Margaret Mitchell won the Pulitzer Prize in 1937. In 1939, Atlanta hosted the premier of one of the most popular movies of all time, Gone With the Wind, starring Clark Gable and Vivien Leigh.
On August 11, 1949, while crossing Peachtree and 13th streets close to her home, Margaret Mitchell was struck by an off-duty cab driver, and died five days later. She was buried in Atlanta’s Oakland Cemetery with the rest of her family.
Many years earlier, in an interview with her publisher, she was asked what  Gone With the Wind was about. She said ‘If the novel has a theme it is that of survival. What makes some people come through catastrophes and others, apparently, just as able, strong and brave go under?
“It happens in every upheaval. Some people survive – others don’t. What qualities are in those who fight their way thought triumphantly that are lacking in those that go under. I only know that survivors used to call that quality ‘gumption.’
“So I wrote about people who had gumption and people who didn’t.” (1936)
Gumption a.k.a. spirited initiative and resourcefulness. Much like her heroine, Scarlett O’Hara, Margaret Mitchell had gumption in spades.
 Margaret Mitchell is my new hero. Right up there with Kay Graham of The Washington Post(http://en.wikipedia.org/wiki/Katharine_Graham).

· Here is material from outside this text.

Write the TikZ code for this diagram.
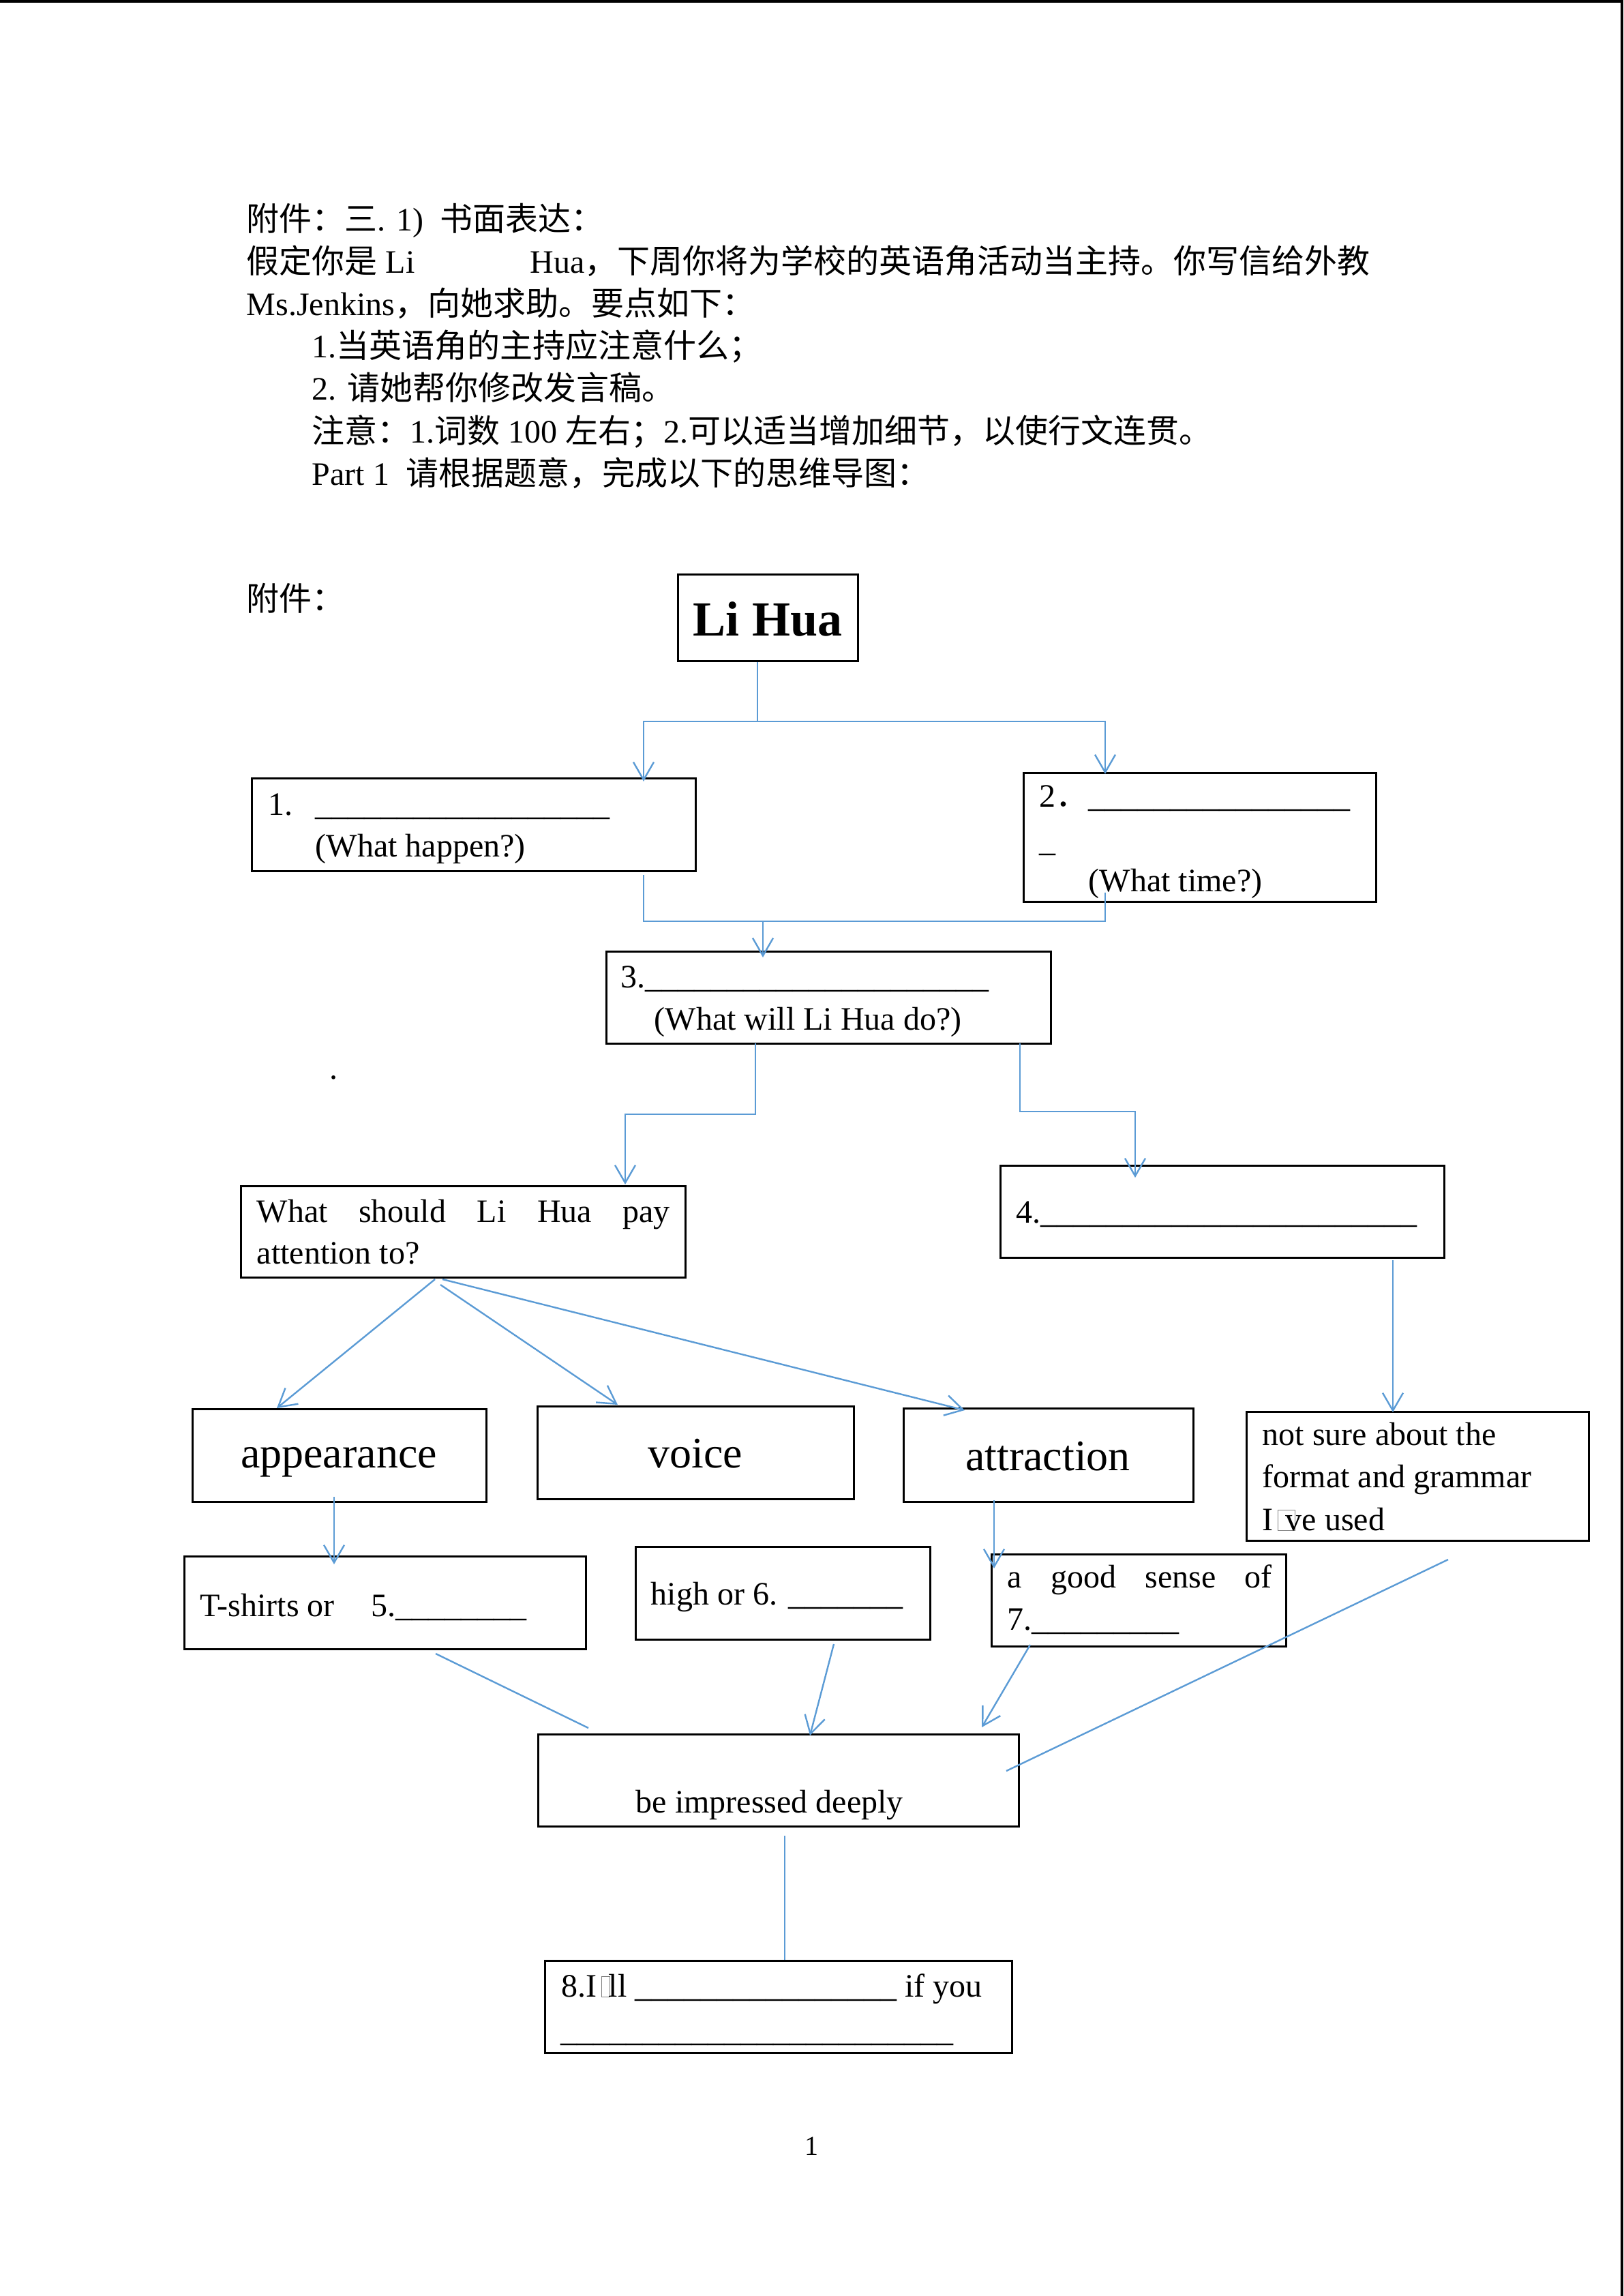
\documentclass[tikz,border=0pt]{standalone}
\usepackage{fontspec}
\setmainfont{Liberation Serif}
\newfontfamily\cjk{Noto Sans CJK SC}
\usetikzlibrary{arrows.meta,fit}
\definecolor{linkblue}{HTML}{5B9BD5}
\newcount\uscnt
\newcommand\us[1]{\uscnt=#1\relax\loop\ifnum\uscnt>0 \_\advance\uscnt by -1\relax\repeat}
\newcommand\gbox[3]{\kern#1\rlap{\textcolor{gray}{\fboxsep=0pt\fboxrule=0.3pt\fbox{\rule{0pt}{7.2pt}\hspace{#2}}}}\kern#3\relax}
\begin{document}
\begin{tikzpicture}[x=0.25pt,y=-0.25pt,
  txt/.style={anchor=base west,inner sep=0pt,font=\fontsize{12}{14}\selectfont},
  ctxt/.style={txt,anchor=base},
  bigtxt/.style={ctxt,font=\fontsize{16}{18}\selectfont},
  box/.style={draw,line width=0.75pt,inner sep=0pt},
  wire/.style={draw=linkblue,line width=0.6pt},
  conn/.style={wire,-{Straight Barb[length=6.5pt,width=7.5pt]}}]
\useasboundingbox (0,0) rectangle (2381,3367);
% page edges
\fill[black] (0,0) rectangle (2381,4);
\fill[black] (2377,0) rectangle (2381,3367);

% header text
\node[txt] (h1) at (361,338) {{\cjk 附件：三}. 1)\ \ {\cjk 书面表达：}};
\node[txt] (h2) at (361,400) {\makebox[104pt][l]{{\cjk 假定你是} Li}Hua{\cjk ，下周你将为学校的英语角活动当主持。你写信给外教}};
\node[txt] (h3) at (361,462) {Ms.Jenkins{\cjk ，向她求助。要点如下：}};
\node[txt] (h4) at (457,524) {1.{\cjk 当英语角的主持应注意什么；}};
\node[txt] (h5) at (457,586) {2. {\cjk 请她帮你修改发言稿。}};
\node[txt] (h6) at (457,649) {{\cjk 注意：}1.{\cjk 词数} 100 {\cjk 左右；}2.{\cjk 可以适当增加细节，以使行文连贯。}};
\node[txt] (h7) at (457,711) {Part 1\ \ {\cjk 请根据题意，完成以下的思维导图：}};
\node[txt] (att) at (361,895) {{\cjk 附件：}};

% boxes
\node[box,fit={(994,842) (1258,969)}] (lihua) {};
\node[box,fit={(369,1141) (1020,1277)}] (b1) {};
\node[box,fit={(1501,1133) (2018,1322)}] (b2) {};
\node[box,fit={(889,1395) (1541,1530)}] (b3) {};
\node[box,fit={(353,1739) (1005,1873)}] (ws) {};
\node[box,fit={(1467,1709) (2118,1844)}] (b4) {};
\node[box,fit={(282,2066) (713,2202)}] (app) {};
\node[box,fit={(788,2062) (1252,2198)}] (voice) {};
\node[box,fit={(1325,2065) (1750,2202)}] (attr) {};
\node[box,fit={(1828,2070) (2330,2259)}] (ns) {};
\node[box,fit={(270,2282) (859,2418)}] (ts) {};
\node[box,fit={(932,2268) (1364,2404)}] (hi) {};
\node[box,fit={(1454,2279) (1886,2414)}] (gs) {};
\node[box,fit={(789,2543) (1494,2678)}] (bi) {};
\node[box,fit={(799,2875) (1484,3010)}] (b8) {};

% box texts
\node[ctxt,font=\bfseries\fontsize{18}{20}\selectfont] (lihuaT) at (1126,932) {Li Hua};
\node[txt] (b1a) at (393,1195) {1.\hspace{8.25pt}\us{18}};
\node[txt] (b1b) at (462,1256) {(What happen?)};
\node[txt] (b2a) at (1524,1183) {2{\cjk ．}\us{16}};
\node[txt] (b2b) at (1524,1248) {\_};
\node[txt] (b2c) at (1596,1307) {(What time?)};
\node[txt] (b3a) at (910,1448) {3.\us{21}};
\node[txt] (b3b) at (959,1510) {(What will Li Hua do?)};
\node[txt] (dot) at (483,1582) {.};
\node[txt] (wsa) at (376,1792) {\makebox[151.5pt][s]{What should Li Hua pay}};
\node[txt] (wsb) at (376,1853) {attention to?};
\node[txt] (b4a) at (1490,1793) {4.\us{23}};
\node[bigtxt] (appT) at (497,2152) {appearance};
\node[bigtxt] (voiceT) at (1020,2152) {voice};
\node[bigtxt] (attrT) at (1537,2156) {attraction};
\node[txt] (nsa) at (1851,2119) {not sure about the};
\node[txt] (nsb) at (1851,2181) {format and grammar};
\node[txt] (nsc) at (1851,2244) {I\gbox{1.5pt}{6pt}{3pt}ve used};
\node[txt] (tsT) at (293,2370) {T-shirts or\hspace{13.4pt}5.\us{8}};
\node[txt] (hiT) at (954,2353) {high or 6. \us{7}};
\node[txt] (gsa) at (1477,2328) {\makebox[97pt][s]{a good sense of}};
\node[txt] (gsb) at (1477,2390) {7.\us{9}};
\node[txt] (biT) at (932,2658) {be impressed deeply};
\node[txt] (b8a) at (823,2928) {8.I\gbox{1.5pt}{2.75pt}{2.75pt}ll \us{16} if you};
\node[txt] (b8b) at (822,2993) {\us{24}};
\node[ctxt,font=\fontsize{10}{12}\selectfont] (pg) at (1190,3160) {1};

% connector points
\coordinate (j0) at (1111,1058);
\coordinate (t1) at (944,1146);
\coordinate (t2) at (1621,1135);
\coordinate (s1) at (944,1283);
\coordinate (s2) at (1621,1309);
\coordinate (m1) at (944,1351);
\coordinate (m2) at (1621,1351);
\coordinate (m3) at (1119,1351);
\coordinate (t3) at (1119,1404);
\coordinate (c1) at (1108,1530);
\coordinate (c2) at (1108,1634);
\coordinate (c3) at (917,1634);
\coordinate (t4) at (917,1737);
\coordinate (d1) at (1496,1530);
\coordinate (d2) at (1496,1630);
\coordinate (d3) at (1665,1630);
\coordinate (t5) at (1665,1727);
\coordinate (w1) at (638,1876);
\coordinate (w2) at (646,1884);
\coordinate (w3) at (649,1876);
\coordinate (ta) at (406,2065);
\coordinate (tv) at (906,2060);
\coordinate (tt) at (1415,2068);
\coordinate (n1) at (2043,1848);
\coordinate (tn) at (2043,2071);
\coordinate (a1) at (490,2195);
\coordinate (ta2) at (490,2294);
\coordinate (r1) at (1458,2200);
\coordinate (tr2) at (1458,2300);
\coordinate (e1) at (639,2425);
\coordinate (e1t) at (863,2534);
\coordinate (e2) at (1223,2411);
\coordinate (e2t) at (1188,2545);
\coordinate (e3) at (1511,2412);
\coordinate (e3t) at (1440,2533);
\coordinate (e4) at (2124,2287);
\coordinate (e4t) at (1476,2597);
\coordinate (f1) at (1151,2692);

% connectors
\draw[wire] (lihua.south -| j0) -- (j0);
\draw[conn] (j0) -| (t1);
\draw[conn] (j0) -| (t2);
\draw[wire] (s1) -- (m1) -- (m2) -- (s2);
\draw[conn] (m3) -- (t3);
\draw[conn] (c1) -- (c2) -- (c3) -- (t4);
\draw[conn] (d1) -- (d2) -- (d3) -- (t5);
\draw[conn] (w1) -- (ta);
\draw[conn] (w2) -- (tv);
\draw[conn] (w3) -- (tt);
\draw[conn] (n1) -- (tn);
\draw[conn] (a1) -- (ta2);
\draw[conn] (r1) -- (tr2);
\draw[wire] (e1) -- (e1t);
\draw[conn] (e2) -- (e2t);
\draw[conn] (e3) -- (e3t);
\draw[wire] (e4) -- (e4t);
\draw[wire] (f1) -- (b8.north -| f1);
\end{tikzpicture}
\end{document}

A journalist, novelist, Pulitzer Prize winner and married to the love of her life. What more could a girl ask for?

1 comment:

  1. I've really enjoyed your GWTW posts! I first read the novel when I was 10 after visiting Oakland Cemetery on a 5th grade field trip and seeing Margaret Mitchell's grave. I was obsessed with GWTW (the novel and the movie) until about 10th or 11th grade. It's such a fantastic story, made even better by how awesome Mitchell was.